Andy Bevin

Personal information
- Full name: Andrew Francis Bevin
- Date of birth: 16 May 1992 (age 33)
- Place of birth: New Zealand
- Height: 1.75 m (5 ft 9 in)
- Position: Midfielder

Team information
- Current team: Miramar Rangers
- Number: 12

College career
- Years: Team / Apps / (Gls)
- 2011–2014: West Virginia Mountaineers / 75 / (31)

Senior career*
- Years: Team / Apps / (Gls)
- 0000–2011: Hawke's Bay United / 14 / (9)
- 2012: Waitakere United / 4 / (0)
- 2015–2021: Team Wellington / 94 / (25)
- 2022–: Miramar Rangers / 39 / (8)

= Andy Bevin =

New Zealand footballer (born 1992)

Andrew Francis Bevin (born 16 May 1992) is a New Zealand footballer who plays as a midfielder for Miramar Rangers.

==Early life==

Bevin was born in 1992 in New Zealand. He is a native of Napier, New Zealand.

==Education==

Bevin attended Napier Boy's High School in New Zealand. After that, he attended the business program at West Virginia University in the United States after he was scouted by coach Marlon LeBlanc. Bevin played for the Mountaineers for four years and totaled 31 goals in 75 appearances.

==Club career==

In the 2015 MLS SuperDraft, Bevin was selected 80th overall by Seattle Sounders FC. He did not sign with the Sounders and instead traveled to South Melbourne FC and signed for them in May.
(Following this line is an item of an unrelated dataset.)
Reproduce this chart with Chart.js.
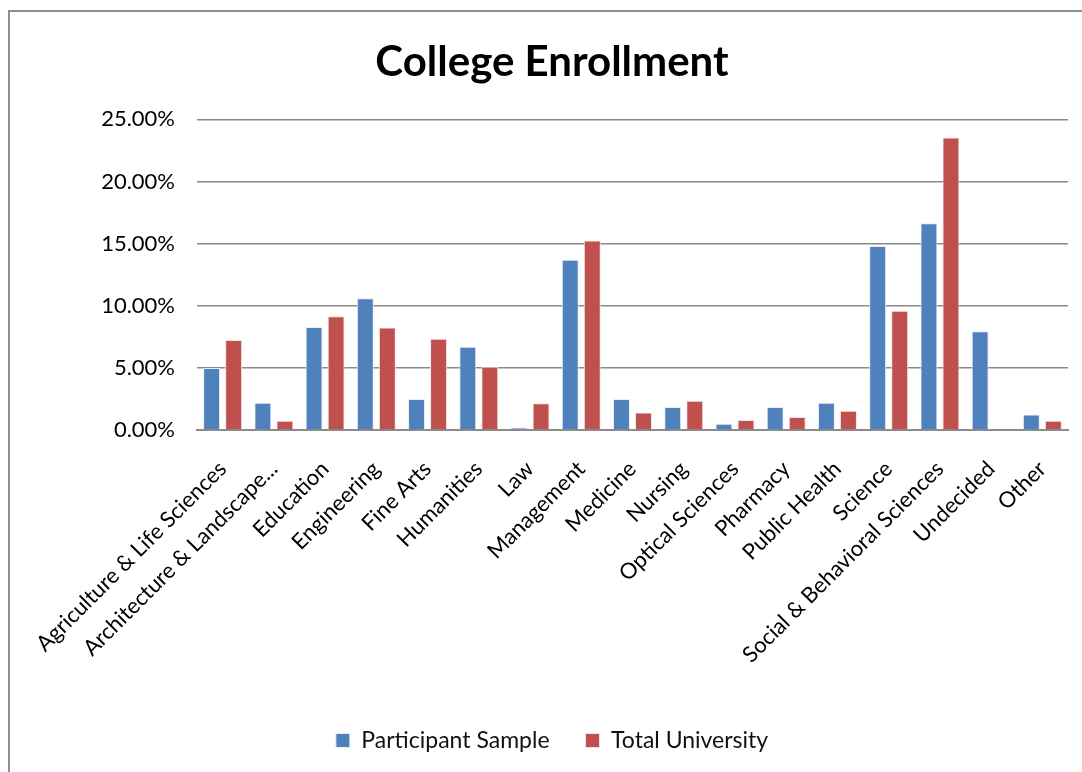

In 2015, Bevin signed for New Zealand side Team Wellington. He helped the club win the 2018 OFC Champions League.

==International career==

Bevin is a New Zealand youth international. He played for the New Zealand national under-20 football team at the 2011 FIFA U-20 World Cup.

==Style of play==

Bevin mainly operates as a midfielder. He is known for his versatility.

==Personal life==

Bevin is the son of Theresa and Sean Bevin. He has an older brother.